Dans un contexte où les signalements de corruption explosent en France, la Cour des comptes a publié un rapport alarmant soulignant l’urgence de renforcer le traitement pénal. Ce constat s'inscrit dans une évaluation de la lutte anticorruption menée ces dix dernières années.
Selon le rapport de la Cour, les faits de corruption connus ont cru de manière exponentielle ces dernières années, avec 191 000 cas signalés dans le milieu professionnel en 2022. Bien que l’activité policière en matière de corruption ait augmenté de 51 % entre 2016 et 2024, le nombre de condamnations reste remarquablement stable, oscillant entre 300 et 400 par an. Une différence inquiétante qui remet en question l’efficacité des mesures mises en place.

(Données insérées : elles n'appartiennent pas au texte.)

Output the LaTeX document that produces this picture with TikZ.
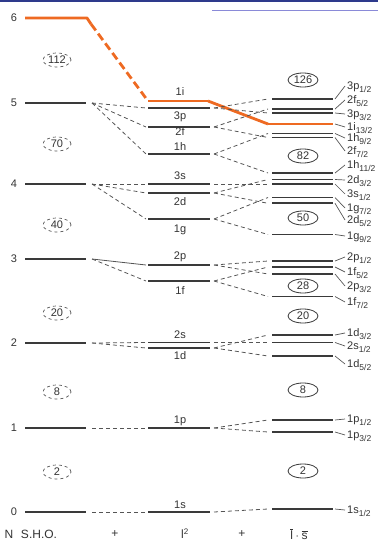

Les conclusions rapportent également que la majorité des infractions constatées en 2024 concernent la corruption (35 %), la prise illégale d’intérêts (21 %) et le détournement de fonds publics (18 %). Malgré cette croissance des signalements, peu de sanctions voient le jour, ce qui soulève des doutes sur la volonté réelle d’en découdre avec ce fléau. Pierre Moscovici, premier président de la Cour des comptes, a déclaré lors d’une conférence de presse que "la France dispose aujourd'hui d'outils puissants, mais souffre d'un déficit de stratégie assumée".
Le rapport met également en lumière des zones géographiques particulièrement touchées, telles que les départements ultramarins, la Corse, ainsi qu’Occitanie et Paris. Dans ces régions, la corruption ne fait pas de distinction entre la taille des communes, touchant aussi bien les grandes que les petites villes.
Une des recommandations majeures de la Cour est le renforcement de la professionnalisation du traitement pénal des atteintes à la probité. Actuellement, plus de la moitié des dossiers transmis aux parquets échouent à engendrer des poursuites, et les délais de traitement demeurent excessivement longs, atteignant 6,1 ans en première instance.
Les experts soulignent que l’institutionnalisation de l'Agence française anticorruption (AFA) pourrait constituer une réponse efficace à ce problème. Les perspectives d'une fusion entre l'AFA et d'autres organismes anticorruption ou l'établissement d'un comité interministériel ont également été évoquées, visant à clarifier le paysage institutionnel tout en consolidant les efforts entrepris.
En réponse aux critiques, le ministre de la Justice a indiqué qu'une augmentation des condamnations pour corruption avait été observée depuis 2020, avec un nombre record de 407 condamnations prononcées en 2024. Cependant, ce chiffre semble dérisoire face à l’ampleur du phénomène, faisant naître des interrogations sur la capacité de l'État à mettre en œuvre des réformes substantielles pour endiguer la corruption.
Cette situation interpelle plusieurs acteurs de la société, notamment des ONG comme Transparency International, qui militent pour une transparence accrue dans la gestion publique, tout en plaidant pour une justice plus rapide et efficace en matière de corruption.
La vigilance des médias et de l’opinion publique sera décisive pour inciter le gouvernement à engager des réformes significatives et ainsi restaurer la confiance des citoyens dans leurs institutions.